(Directions): Nothing but the lines from the line that contains "Rebuild this diagram" through the line that contains "(736,363.5) -- cycle;" should appear in the output, each reproduced exactly.

(Data shown):

---+---

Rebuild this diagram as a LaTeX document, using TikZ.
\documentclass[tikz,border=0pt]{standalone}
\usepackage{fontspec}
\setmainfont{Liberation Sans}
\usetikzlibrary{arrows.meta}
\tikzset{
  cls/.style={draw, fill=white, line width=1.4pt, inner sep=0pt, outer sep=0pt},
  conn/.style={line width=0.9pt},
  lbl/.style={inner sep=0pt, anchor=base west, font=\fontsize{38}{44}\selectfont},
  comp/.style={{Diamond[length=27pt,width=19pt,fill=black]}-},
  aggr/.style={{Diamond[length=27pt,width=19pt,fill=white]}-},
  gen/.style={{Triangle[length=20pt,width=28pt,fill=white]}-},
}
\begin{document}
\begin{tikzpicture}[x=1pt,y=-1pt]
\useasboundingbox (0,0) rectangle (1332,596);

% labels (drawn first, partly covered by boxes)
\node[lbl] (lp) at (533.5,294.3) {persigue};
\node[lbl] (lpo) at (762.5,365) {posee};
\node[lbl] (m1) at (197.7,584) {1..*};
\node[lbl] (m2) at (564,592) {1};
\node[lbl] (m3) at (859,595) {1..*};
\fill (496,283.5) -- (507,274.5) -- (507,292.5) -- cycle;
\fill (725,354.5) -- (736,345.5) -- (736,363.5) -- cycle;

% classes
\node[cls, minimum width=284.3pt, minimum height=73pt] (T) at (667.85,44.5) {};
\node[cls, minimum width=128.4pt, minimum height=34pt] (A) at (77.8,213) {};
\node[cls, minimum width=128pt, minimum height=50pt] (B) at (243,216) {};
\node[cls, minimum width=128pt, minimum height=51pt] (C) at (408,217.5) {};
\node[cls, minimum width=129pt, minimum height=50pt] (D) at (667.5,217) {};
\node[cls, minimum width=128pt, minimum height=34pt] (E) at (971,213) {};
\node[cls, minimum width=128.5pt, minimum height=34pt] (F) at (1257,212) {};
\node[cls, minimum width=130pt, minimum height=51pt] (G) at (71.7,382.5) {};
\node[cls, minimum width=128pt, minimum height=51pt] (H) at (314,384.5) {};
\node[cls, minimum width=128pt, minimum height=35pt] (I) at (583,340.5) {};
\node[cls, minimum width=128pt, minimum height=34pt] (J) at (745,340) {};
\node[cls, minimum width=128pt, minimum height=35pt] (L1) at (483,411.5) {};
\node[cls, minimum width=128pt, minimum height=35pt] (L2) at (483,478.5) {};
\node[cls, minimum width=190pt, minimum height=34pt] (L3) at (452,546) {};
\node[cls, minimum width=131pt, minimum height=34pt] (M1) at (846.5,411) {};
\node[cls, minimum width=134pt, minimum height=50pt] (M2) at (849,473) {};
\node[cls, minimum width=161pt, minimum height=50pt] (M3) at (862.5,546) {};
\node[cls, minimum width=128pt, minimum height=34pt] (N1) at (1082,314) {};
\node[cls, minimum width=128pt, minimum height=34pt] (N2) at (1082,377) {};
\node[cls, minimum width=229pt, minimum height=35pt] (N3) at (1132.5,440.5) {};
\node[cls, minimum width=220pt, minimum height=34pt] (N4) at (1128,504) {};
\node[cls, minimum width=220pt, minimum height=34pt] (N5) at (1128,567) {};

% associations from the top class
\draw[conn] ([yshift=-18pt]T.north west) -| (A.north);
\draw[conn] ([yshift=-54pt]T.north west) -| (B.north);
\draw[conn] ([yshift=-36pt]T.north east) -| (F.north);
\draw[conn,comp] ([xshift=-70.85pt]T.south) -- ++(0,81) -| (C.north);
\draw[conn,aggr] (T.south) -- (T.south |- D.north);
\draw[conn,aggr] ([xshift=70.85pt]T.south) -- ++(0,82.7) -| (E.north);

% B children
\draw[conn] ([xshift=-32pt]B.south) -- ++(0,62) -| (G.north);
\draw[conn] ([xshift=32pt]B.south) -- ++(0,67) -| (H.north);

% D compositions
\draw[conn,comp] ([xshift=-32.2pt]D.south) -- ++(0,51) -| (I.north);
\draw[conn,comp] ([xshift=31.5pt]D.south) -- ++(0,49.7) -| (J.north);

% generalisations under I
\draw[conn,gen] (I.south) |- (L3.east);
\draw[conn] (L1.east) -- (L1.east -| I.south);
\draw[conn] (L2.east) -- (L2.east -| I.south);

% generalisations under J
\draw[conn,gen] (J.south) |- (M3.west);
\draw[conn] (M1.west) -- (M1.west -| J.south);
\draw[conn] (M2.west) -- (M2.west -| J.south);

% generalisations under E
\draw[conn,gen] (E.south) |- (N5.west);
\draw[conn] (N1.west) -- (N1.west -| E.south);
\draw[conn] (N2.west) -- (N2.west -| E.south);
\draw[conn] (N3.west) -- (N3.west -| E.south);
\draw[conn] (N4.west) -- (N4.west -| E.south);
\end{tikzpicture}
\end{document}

---+---

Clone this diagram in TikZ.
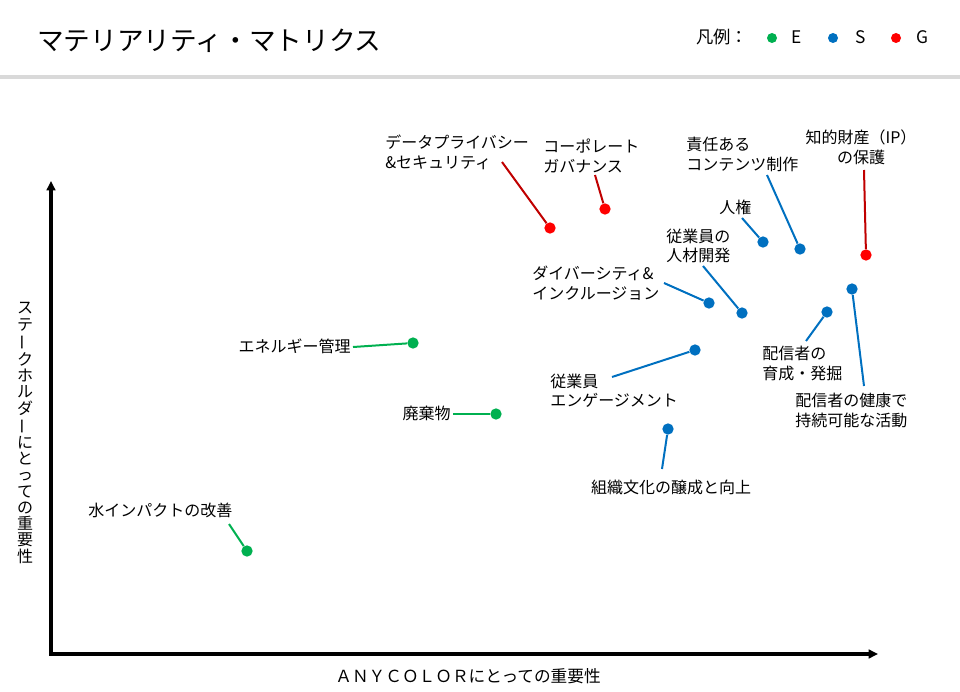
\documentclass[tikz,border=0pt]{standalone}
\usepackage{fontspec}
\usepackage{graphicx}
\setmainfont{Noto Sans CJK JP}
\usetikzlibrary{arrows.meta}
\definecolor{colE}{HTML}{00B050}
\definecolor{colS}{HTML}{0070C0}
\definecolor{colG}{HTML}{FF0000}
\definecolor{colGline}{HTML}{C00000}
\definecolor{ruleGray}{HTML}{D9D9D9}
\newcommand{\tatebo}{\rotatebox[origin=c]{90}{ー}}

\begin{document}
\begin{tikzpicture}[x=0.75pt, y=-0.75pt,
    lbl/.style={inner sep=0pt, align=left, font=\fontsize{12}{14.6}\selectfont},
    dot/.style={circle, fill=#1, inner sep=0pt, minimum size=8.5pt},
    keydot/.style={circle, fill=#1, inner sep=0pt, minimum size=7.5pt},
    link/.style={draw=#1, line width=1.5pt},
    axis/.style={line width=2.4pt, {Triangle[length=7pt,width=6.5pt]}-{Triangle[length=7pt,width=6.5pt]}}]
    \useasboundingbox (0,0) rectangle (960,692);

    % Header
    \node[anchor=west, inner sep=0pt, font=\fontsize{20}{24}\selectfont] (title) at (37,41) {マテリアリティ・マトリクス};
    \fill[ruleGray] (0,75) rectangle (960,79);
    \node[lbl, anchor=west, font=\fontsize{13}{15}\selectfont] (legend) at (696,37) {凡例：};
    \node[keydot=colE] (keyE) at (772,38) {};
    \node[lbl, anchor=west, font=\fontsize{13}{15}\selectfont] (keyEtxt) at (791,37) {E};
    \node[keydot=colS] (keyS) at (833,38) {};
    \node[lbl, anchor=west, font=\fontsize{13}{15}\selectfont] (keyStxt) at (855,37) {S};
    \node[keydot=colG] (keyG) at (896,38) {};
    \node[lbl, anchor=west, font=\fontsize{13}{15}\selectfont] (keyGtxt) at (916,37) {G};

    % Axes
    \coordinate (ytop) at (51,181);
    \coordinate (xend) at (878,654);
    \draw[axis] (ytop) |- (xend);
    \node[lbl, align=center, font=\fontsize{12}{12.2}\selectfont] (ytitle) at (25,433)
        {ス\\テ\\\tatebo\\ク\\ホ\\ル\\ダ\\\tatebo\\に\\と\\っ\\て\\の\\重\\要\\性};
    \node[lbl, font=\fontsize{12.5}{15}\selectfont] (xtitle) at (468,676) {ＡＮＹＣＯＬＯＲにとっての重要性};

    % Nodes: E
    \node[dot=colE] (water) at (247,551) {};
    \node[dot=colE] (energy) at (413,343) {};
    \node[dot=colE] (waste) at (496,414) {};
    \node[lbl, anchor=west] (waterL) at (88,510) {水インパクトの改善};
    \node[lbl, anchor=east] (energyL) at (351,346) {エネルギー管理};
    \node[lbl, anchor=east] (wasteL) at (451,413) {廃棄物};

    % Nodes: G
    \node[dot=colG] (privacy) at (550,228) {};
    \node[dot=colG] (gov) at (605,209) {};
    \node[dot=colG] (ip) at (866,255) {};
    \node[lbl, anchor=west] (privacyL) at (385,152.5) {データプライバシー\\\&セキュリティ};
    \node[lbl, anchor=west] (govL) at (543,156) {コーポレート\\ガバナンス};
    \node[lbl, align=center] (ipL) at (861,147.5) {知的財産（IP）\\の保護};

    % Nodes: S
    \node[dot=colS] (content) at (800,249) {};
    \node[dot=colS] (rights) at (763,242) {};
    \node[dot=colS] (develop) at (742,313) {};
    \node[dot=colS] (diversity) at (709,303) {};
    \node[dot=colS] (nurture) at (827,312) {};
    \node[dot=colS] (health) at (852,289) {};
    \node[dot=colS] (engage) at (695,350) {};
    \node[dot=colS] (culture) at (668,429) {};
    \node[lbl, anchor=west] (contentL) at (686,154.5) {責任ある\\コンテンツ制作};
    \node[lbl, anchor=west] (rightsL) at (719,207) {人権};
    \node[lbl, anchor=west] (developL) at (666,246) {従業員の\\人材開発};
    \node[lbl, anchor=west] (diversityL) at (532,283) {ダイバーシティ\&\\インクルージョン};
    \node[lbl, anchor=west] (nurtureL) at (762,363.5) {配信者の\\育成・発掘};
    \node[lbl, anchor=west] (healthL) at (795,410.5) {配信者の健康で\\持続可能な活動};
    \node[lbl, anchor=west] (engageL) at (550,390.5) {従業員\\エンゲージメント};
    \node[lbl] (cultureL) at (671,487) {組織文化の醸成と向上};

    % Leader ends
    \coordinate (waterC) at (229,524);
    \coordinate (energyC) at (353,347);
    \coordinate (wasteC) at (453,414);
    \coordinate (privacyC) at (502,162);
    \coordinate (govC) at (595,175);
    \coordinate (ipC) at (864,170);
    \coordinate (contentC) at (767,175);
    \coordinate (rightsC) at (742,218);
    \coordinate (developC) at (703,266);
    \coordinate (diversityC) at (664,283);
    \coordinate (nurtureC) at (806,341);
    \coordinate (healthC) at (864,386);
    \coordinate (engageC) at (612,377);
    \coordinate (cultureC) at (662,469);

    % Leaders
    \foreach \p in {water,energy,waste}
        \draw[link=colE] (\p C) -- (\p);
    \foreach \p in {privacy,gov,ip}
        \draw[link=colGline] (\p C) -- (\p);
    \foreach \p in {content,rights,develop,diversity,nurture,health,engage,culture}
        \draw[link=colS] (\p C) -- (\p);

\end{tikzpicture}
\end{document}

---+---

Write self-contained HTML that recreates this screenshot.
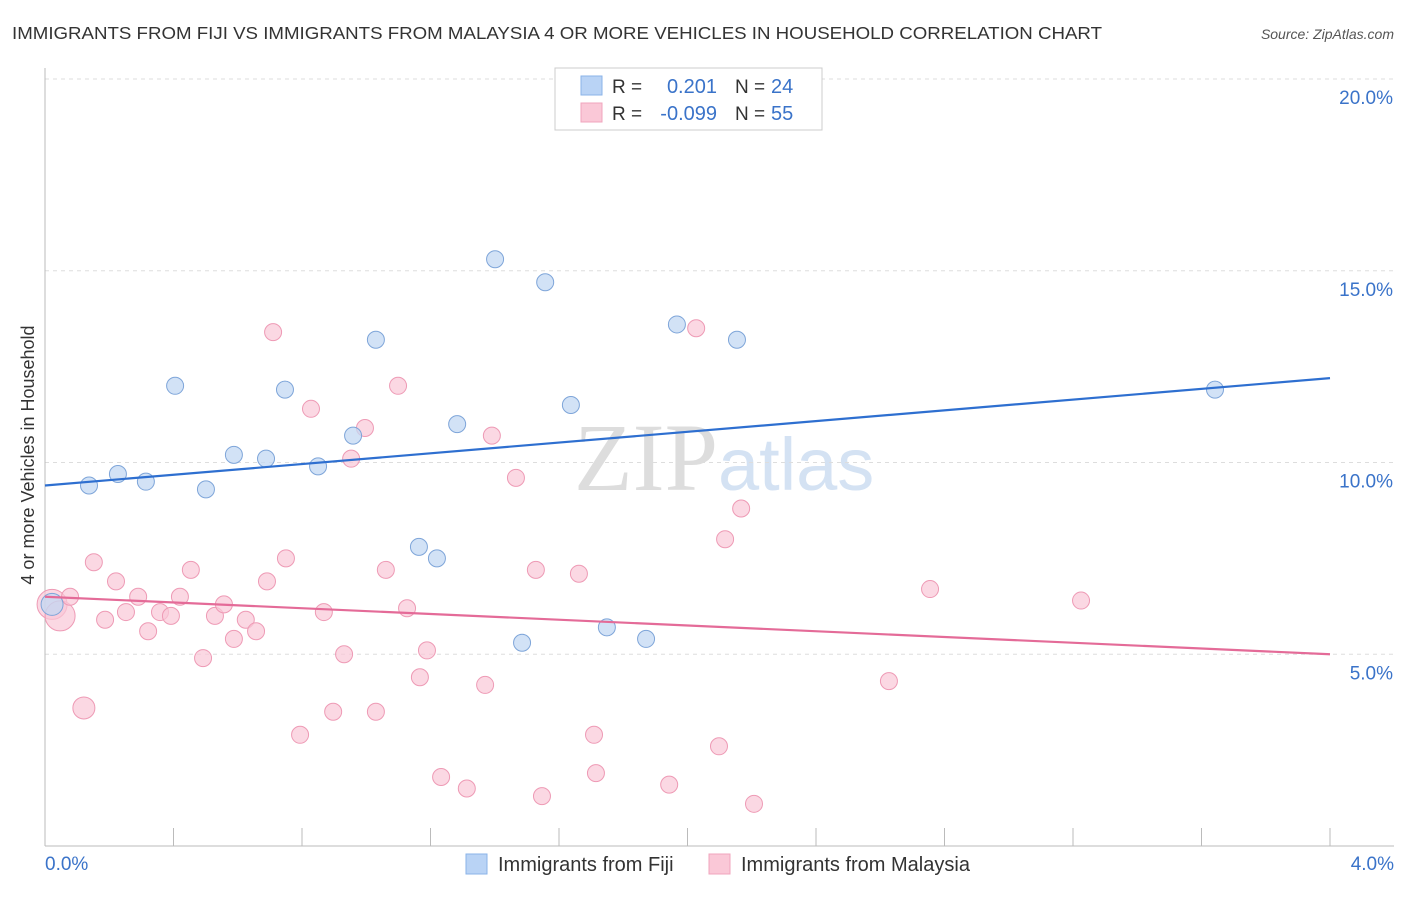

---+---

(Output for this task):
Rebuild this diagram as a LaTeX document, using TikZ.
\documentclass[tikz,border=0pt]{standalone}
\usepackage{fontspec}
\setmainfont{Liberation Sans}
\usetikzlibrary{arrows.meta}
\tikzset{
  cls/.style={draw, fill=white, line width=1.4pt, inner sep=0pt, outer sep=0pt},
  conn/.style={line width=0.9pt},
  lbl/.style={inner sep=0pt, anchor=base west, font=\fontsize{38}{44}\selectfont},
  comp/.style={{Diamond[length=27pt,width=19pt,fill=black]}-},
  aggr/.style={{Diamond[length=27pt,width=19pt,fill=white]}-},
  gen/.style={{Triangle[length=20pt,width=28pt,fill=white]}-},
}
\begin{document}
\begin{tikzpicture}[x=1pt,y=-1pt]
\useasboundingbox (0,0) rectangle (1332,596);

% labels (drawn first, partly covered by boxes)
\node[lbl] (lp) at (533.5,294.3) {persigue};
\node[lbl] (lpo) at (762.5,365) {posee};
\node[lbl] (m1) at (197.7,584) {1..*};
\node[lbl] (m2) at (564,592) {1};
\node[lbl] (m3) at (859,595) {1..*};
\fill (496,283.5) -- (507,274.5) -- (507,292.5) -- cycle;
\fill (725,354.5) -- (736,345.5) -- (736,363.5) -- cycle;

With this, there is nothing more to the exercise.